Decision sends confusing signals concerning compensation and damages

Denmark

The Maritime and Commercial Court has issued its decision in Hublot SA Génève v Bronsztejn (V 51-11, May 3 2012).

The defendants had bought and imported five counterfeit Hublot watches for Dkr2,250 from a Chinese online store. The release of the watches was suspended by Danish Customs. The defendants claimed that the watches were for their private use, but the court found that buying five watches at the same time and from the same seller created a strong presumption that the import had taken place for commercial reasons. The defendants were unable to invalidate this presumption and, consequently, the court ordered that the watches be destroyed.

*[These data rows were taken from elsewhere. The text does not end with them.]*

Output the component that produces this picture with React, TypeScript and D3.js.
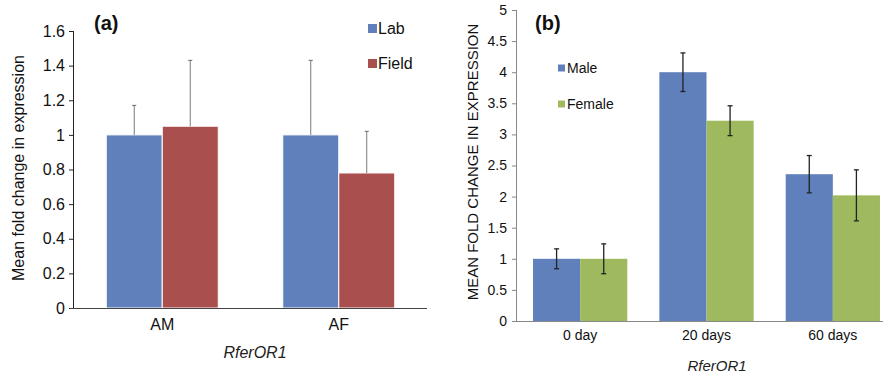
import * as d3 from 'd3';
import { useEffect, useRef } from 'react';

// Panel (a) data
const catsA = ['AM', 'AF'];
const seriesA = ['Lab', 'Field'];
const labVals = [1.0, 1.0];
const labErr = [0.17, 0.43];
const fieldVals = [1.05, 0.78];
const fieldErr = [0.38, 0.24];
const ticksA = [0, 0.2, 0.4, 0.6, 0.8, 1, 1.2, 1.4, 1.6];

// Panel (b) data
const catsB = ['0 day', '20 days', '60 days'];
const seriesB = ['Male', 'Female'];
const maleVals = [1.0, 4.0, 2.36];
const maleErr = [0.16, 0.31, 0.3];
const femaleVals = [1.0, 3.22, 2.02];
const femaleErr = [0.24, 0.24, 0.41];
const ticksB = [0, 0.5, 1, 1.5, 2, 2.5, 3, 3.5, 4, 4.5, 5];

const BLUE = '#5f80bb';
const RED = '#a9504f';
const GREEN = '#9fba5e';
const FONT = '"Liberation Sans", Arial, Helvetica, sans-serif';

export default function App() {
  const ref = useRef<SVGSVGElement>(null);

  useEffect(() => {
    if (!ref.current) return;
    const svg = d3.select(ref.current);
    svg.selectAll('*').remove();
    svg.attr('font-family', FONT);

    // ---------- Panel (a) ----------
    const ga = svg.append('g');
    const xa = d3.scaleBand().domain(catsA).range([74, 427]).padding(0);
    const xa1 = d3.scaleBand().domain(seriesA).range([0, xa.bandwidth()]).paddingOuter(0.576).paddingInner(0);
    const ya = d3.scaleLinear().domain([0, 1.6]).range([308, 31]);

    const dataA = catsA.flatMap((c, i) => [
      { cat: c, s: 'Lab', v: labVals[i], e: labErr[i], color: BLUE },
      { cat: c, s: 'Field', v: fieldVals[i], e: fieldErr[i], color: RED },
    ]);

    ga.selectAll('rect.bar')
      .data(dataA)
      .join('rect')
      .attr('class', 'bar')
      .attr('x', d => xa(d.cat)! + xa1(d.s)!)
      .attr('y', d => ya(d.v))
      .attr('width', xa1.bandwidth())
      .attr('height', d => ya(0) - ya(d.v))
      .attr('fill', d => d.color)
      .attr('stroke', '#fff')
      .attr('stroke-width', 1);

    // one-sided error bars
    dataA.forEach(d => {
      const cx = xa(d.cat)! + xa1(d.s)! + xa1.bandwidth() / 2;
      ga.append('line').attr('x1', cx).attr('x2', cx)
        .attr('y1', ya(d.v)).attr('y2', ya(d.v + d.e))
        .attr('stroke', '#7a7a7a').attr('stroke-width', 1);
      ga.append('line').attr('x1', cx - 2).attr('x2', cx + 2)
        .attr('y1', ya(d.v + d.e)).attr('y2', ya(d.v + d.e))
        .attr('stroke', '#7a7a7a').attr('stroke-width', 1.2);
    });

    const yAxA = ga.append('g').attr('transform', 'translate(74,0)')
      .call(d3.axisLeft(ya).tickValues(ticksA).tickSize(5).tickPadding(4).tickFormat(d => String(d)));
    yAxA.select('.domain').attr('stroke', '#222').attr('d', `M-0.5,${ya(1.6)}V${ya(0)}`);
    yAxA.selectAll('.tick line').attr('stroke', '#222');
    yAxA.selectAll('.tick text').attr('font-size', 16).attr('fill', '#111').attr('font-family', FONT);

    ga.append('line').attr('x1', 70).attr('x2', 427).attr('y1', 308.5).attr('y2', 308.5)
      .attr('stroke', '#444').attr('stroke-width', 1.2);

    ga.selectAll('text.xcat')
      .data(catsA)
      .join('text')
      .attr('class', 'xcat')
      .attr('x', d => xa(d)! + xa.bandwidth() / 2)
      .attr('y', 330)
      .attr('text-anchor', 'middle')
      .attr('font-size', 16)
      .attr('fill', '#111')
      .text(d => d);

    ga.append('text').attr('x', 255).attr('y', 358).attr('text-anchor', 'middle')
      .attr('font-size', 16).attr('font-style', 'italic').attr('fill', '#222').text('RferOR1');

    ga.append('text').attr('transform', 'translate(24,168) rotate(-90)').attr('text-anchor', 'middle')
      .attr('font-size', 16).attr('fill', '#111').text('Mean fold change in expression');

    ga.append('text').attr('x', 94).attr('y', 30).attr('font-size', 20).attr('font-weight', 'bold')
      .attr('fill', '#111').text('(a)');

    const legA = ga.selectAll('g.leg').data(seriesA).join('g').attr('class', 'leg')
      .attr('transform', (_, i) => `translate(368,${28 + i * 35})`);
    legA.append('rect').attr('x', 0).attr('y', -4).attr('width', 9).attr('height', 9)
      .attr('fill', (_, i) => (i === 0 ? BLUE : RED));
    legA.append('text').attr('x', 10).attr('y', 6).attr('font-size', 16).attr('fill', '#111').text(d => d);

    // ---------- Panel (b) ----------
    const gb = svg.append('g');
    const xb = d3.scaleBand().domain(catsB).range([517, 896]).padding(0);
    const xb1 = d3.scaleBand().domain(seriesB).range([0, xb.bandwidth()]).paddingOuter(0.34).paddingInner(0);
    const yb = d3.scaleLinear().domain([0, 5]).range([321, 10]);

    const dataB = catsB.flatMap((c, i) => [
      { cat: c, s: 'Male', v: maleVals[i], e: maleErr[i], color: BLUE },
      { cat: c, s: 'Female', v: femaleVals[i], e: femaleErr[i], color: GREEN },
    ]);

    gb.selectAll('rect.bar')
      .data(dataB)
      .join('rect')
      .attr('class', 'bar')
      .attr('x', d => xb(d.cat)! + xb1(d.s)!)
      .attr('y', d => yb(d.v))
      .attr('width', xb1.bandwidth())
      .attr('height', d => yb(0) - yb(d.v))
      .attr('fill', d => d.color);

    dataB.forEach(d => {
      const cx = xb(d.cat)! + xb1(d.s)! + xb1.bandwidth() / 2;
      const lo = yb(d.v - d.e);
      const hi = yb(d.v + d.e);
      gb.append('line').attr('x1', cx).attr('x2', cx).attr('y1', lo).attr('y2', hi)
        .attr('stroke', '#222').attr('stroke-width', 1.3);
      [lo, hi].forEach(yy => {
        gb.append('line').attr('x1', cx - 2.5).attr('x2', cx + 2.5).attr('y1', yy).attr('y2', yy)
          .attr('stroke', '#222').attr('stroke-width', 1.3);
      });
    });

    const yAxB = gb.append('g').attr('transform', 'translate(517,0)')
      .call(d3.axisLeft(yb).tickValues(ticksB).tickSize(5).tickPadding(5).tickFormat(d => String(d)));
    yAxB.select('.domain').attr('stroke', '#888').attr('d', `M-0.5,${yb(5)}V${yb(0)}`);
    yAxB.selectAll('.tick line').attr('stroke', '#888');
    yAxB.selectAll('.tick text').attr('font-size', 14).attr('fill', '#111').attr('font-family', FONT);

    gb.append('line').attr('x1', 513).attr('x2', 883).attr('y1', 321.5).attr('y2', 321.5)
      .attr('stroke', '#888').attr('stroke-width', 1.2);

    gb.selectAll('text.xcat')
      .data(catsB)
      .join('text')
      .attr('class', 'xcat')
      .attr('x', d => xb(d)! + xb.bandwidth() / 2)
      .attr('y', 340)
      .attr('text-anchor', 'middle')
      .attr('font-size', 14)
      .attr('fill', '#111')
      .text(d => d);

    gb.append('text').attr('x', 717).attr('y', 371).attr('text-anchor', 'middle')
      .attr('font-size', 15).attr('font-style', 'italic').attr('fill', '#222').text('RferOR1');

    gb.append('text').attr('transform', 'translate(478,162) rotate(-90)').attr('text-anchor', 'middle')
      .attr('font-size', 15).attr('fill', '#111').text('MEAN FOLD CHANGE IN EXPRESSION');

    gb.append('text').attr('x', 535).attr('y', 30).attr('font-size', 20).attr('font-weight', 'bold')
      .attr('fill', '#111').text('(b)');

    const legB = gb.selectAll('g.leg').data(seriesB).join('g').attr('class', 'leg')
      .attr('transform', (_, i) => `translate(558,${68 + i * 36})`);
    legB.append('rect').attr('x', 0).attr('y', -3.5).attr('width', 7).attr('height', 7)
      .attr('fill', (_, i) => (i === 0 ? BLUE : GREEN));
    legB.append('text').attr('x', 9).attr('y', 5).attr('font-size', 14).attr('fill', '#111').text(d => d);
  }, []);

  return (
    <div style={{ position: 'fixed', left: 0, top: 0, width: 883, height: 378, overflow: 'hidden' }}>
      <svg ref={ref} width={883} height={378} style={{ display: 'block', background: '#fff' }} />
    </div>
  );
}
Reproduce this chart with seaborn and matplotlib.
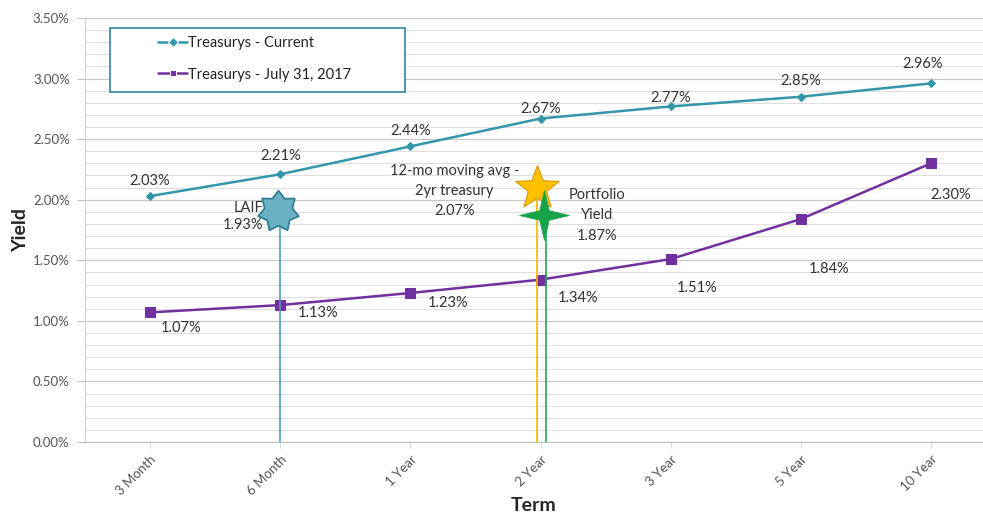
import numpy as np
import pandas as pd
import seaborn as sns
import matplotlib.pyplot as plt
from matplotlib.path import Path
from matplotlib.patches import Rectangle
from matplotlib.ticker import MultipleLocator, PercentFormatter

terms = ["3 Month", "6 Month", "1 Year", "2 Year", "3 Year", "5 Year", "10 Year"]
current = [2.03, 2.21, 2.44, 2.67, 2.77, 2.85, 2.96]
july = [1.07, 1.13, 1.23, 1.34, 1.51, 1.84, 2.30]
laif = 1.93
moving_avg = 2.07
portfolio = 1.87


def star_path(n, inner):
    ang = np.pi / 2 + np.arange(2 * n) * np.pi / n
    r = np.where(np.arange(2 * n) % 2 == 0, 1.0, inner)
    pts = np.column_stack([r * np.cos(ang), r * np.sin(ang)])
    pts = np.vstack([pts, pts[:1]])
    return Path(pts, closed=True)


sns.set_style("white")
plt.rcParams["font.family"] = ["Lato", "DejaVu Sans"]

df = pd.DataFrame({
    "Term": terms * 2,
    "Yield": current + july,
    "Series": ["Treasurys - Current"] * 7 + ["Treasurys - July 31, 2017"] * 7,
})

teal = "#3396AA"
purple = "#7030A0"

fig = plt.figure(figsize=(9.83, 5.15), dpi=100)
ax = fig.add_axes([85 / 983, 1 - 442 / 515, 898 / 983, 424 / 515])

ax = sns.lineplot(data=df, x="Term", y="Yield", hue="Series", style="Series",
                  palette=[teal, purple], markers=["D", "s"], dashes=False,
                  markersize=5, linewidth=1.8, sort=False, ax=ax)
for ln, ms in zip(ax.lines[:2], [4.5, 6.5]):
    ln.set_markersize(ms)
    ln.set_markeredgecolor(ln.get_color())

i6 = terms.index("6 Month")
i2 = terms.index("2 Year")

# LAIF
ax.vlines(i6, 0, laif, color="#4BA3B8", lw=1.2, zorder=3)
ax.plot(i6 - 0.02, laif - 0.02, marker=star_path(7, 0.68), ms=30, color="#6AB2C3",
        mec="#2E7F93", mew=1.3, zorder=5)
# 12-mo moving avg
ax.vlines(i2 - 0.03, 0, moving_avg, color="#F5B800", lw=1.2, zorder=3)
ax.plot(i2 - 0.03, moving_avg + 0.03, marker=star_path(5, 0.42), ms=33, color="#FFC000",
        mec="#D99A00", mew=0.8, zorder=5)
# portfolio
ax.vlines(i2 + 0.04, 0, portfolio, color="#1EA85A", lw=1.2, zorder=3)
ax.plot(i2 + 0.03, portfolio, marker=star_path(4, 0.27), ms=36, color="#17A34A",
        mec="#17A34A", mew=0.5, zorder=6)

# data labels
cur_off = [(0, 11), (0, 13), (0, 11), (0, 7), (0, 6), (0, 11), (-6, 14)]
jul_off = [(22, -11), (27, -5.5), (27, -7), (27, -13), (19, -21), (20, -36), (14, -23)]
for i, v in enumerate(current):
    ax.annotate(f"{v:.2f}%", (i, v), xytext=cur_off[i], textcoords="offset points",
                ha="center", va="center", fontsize=10.5, color="#333333")
for i, v in enumerate(july):
    ax.annotate(f"{v:.2f}%", (i, v), xytext=jul_off[i], textcoords="offset points",
                ha="center", va="center", fontsize=10.5, color="#333333")

ax.annotate(f"LAIF\n{laif:.2f}%", (i6, laif), xytext=(-12, -6), textcoords="offset points",
            ha="right", va="center", fontsize=10.5, color="#333333", linespacing=1.35)
ax.annotate(f"12-mo moving avg -\n2yr treasury\n{moving_avg:.2f}%", (i2, moving_avg),
            xytext=(-62, 0), textcoords="offset points", ha="center", va="center",
            fontsize=10.5, color="#333333", linespacing=1.55)
ax.annotate(f"Portfolio\nYield\n{portfolio:.2f}%", (i2, portfolio),
            xytext=(41, 0), textcoords="offset points", ha="center", va="center",
            fontsize=10.5, color="#333333", linespacing=1.55)

ax.set_xlim(-0.5, 6.4)
ax.set_ylim(0, 3.5)
ax.yaxis.set_major_locator(MultipleLocator(0.5))
ax.yaxis.set_minor_locator(MultipleLocator(0.1))
ax.yaxis.set_major_formatter(PercentFormatter(decimals=2))
ax.grid(which="major", axis="y", color="#C8C8C8", lw=0.9)
ax.grid(which="minor", axis="y", color="#DEDEDE", lw=0.8)
ax.set_axisbelow(True)

for s in ["top", "right"]:
    ax.spines[s].set_visible(False)
ax.spines["left"].set_color("#D0D0D0")
ax.spines["bottom"].set_color("#BFBFBF")
ax.tick_params(axis="y", which="major", left=True, length=6, color="#BFBFBF",
               labelsize=9.5, labelcolor="#555555", pad=5)
ax.tick_params(axis="x", bottom=True, length=4, color="#D9D9D9",
               labelsize=9.5, labelcolor="#555555", pad=4)
plt.setp(ax.get_xticklabels(), rotation=45, ha="right", rotation_mode="anchor")

ax.set_xlabel("Term", fontsize=14, fontweight="bold", labelpad=0)
ax.set_ylabel("Yield", fontsize=14, fontweight="bold", labelpad=3)

# legend: frameless entries inside a separately drawn box
leg = ax.legend(loc="upper left", bbox_to_anchor=(73 / 898, 1 - 18 / 424),
                frameon=False, fontsize=10.5, labelspacing=1.2,
                handlelength=2.0, handletextpad=0.05, borderpad=0,
                borderaxespad=0)
for t in leg.get_texts():
    t.set_color("#222222")
ax.add_patch(Rectangle((25 / 898, 1 - 74 / 424), 295 / 898, 64 / 424,
                       transform=ax.transAxes, fill=True, facecolor="white",
                       edgecolor="#31849B", lw=1.2, zorder=4))

fig.savefig("out.png", dpi=100)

The order for the watches had been placed by, and payment drawn from, one of the defendants. However, the second defendant was intended to be the real recipient of the watches and had actually paid the first defendant the amount drawn from her credit card. Consequently, the first defendant was also held liable for contributing to an illegal act.

The total compensation was estimated by the court - taking into consideration the price for which the defendant could have sold the five counterfeit watches - at Dkr2,500 (or Dkr500 per watch), and a further Dkr2,500 as compensation for the cost of destroying the watches. In addition, the defendants were ordered to pay Dkr5,000 in damages for trademark infringement and Dkr15,500 as costs.

This ruling appears to send confusing signals concerning compensation and damages. In a previous decision (Rolex v 2V Invest ApS (V-21-05)), the court ordered a company that had imported two counterfeit Rolex watches to pay Dkr75,000 as compensation for trademark infringement and use of Rolex's trademarks. In another decision (Chanel v A Medgyesi (V-11-05)), the court ordered the defendant to pay a licence fee of 25% of the price of the original products, even though the defendant had not sold any of the products, as they had been seized by Customs. The court may have changed its practice, but it is frustrating that it has not explained its reasons.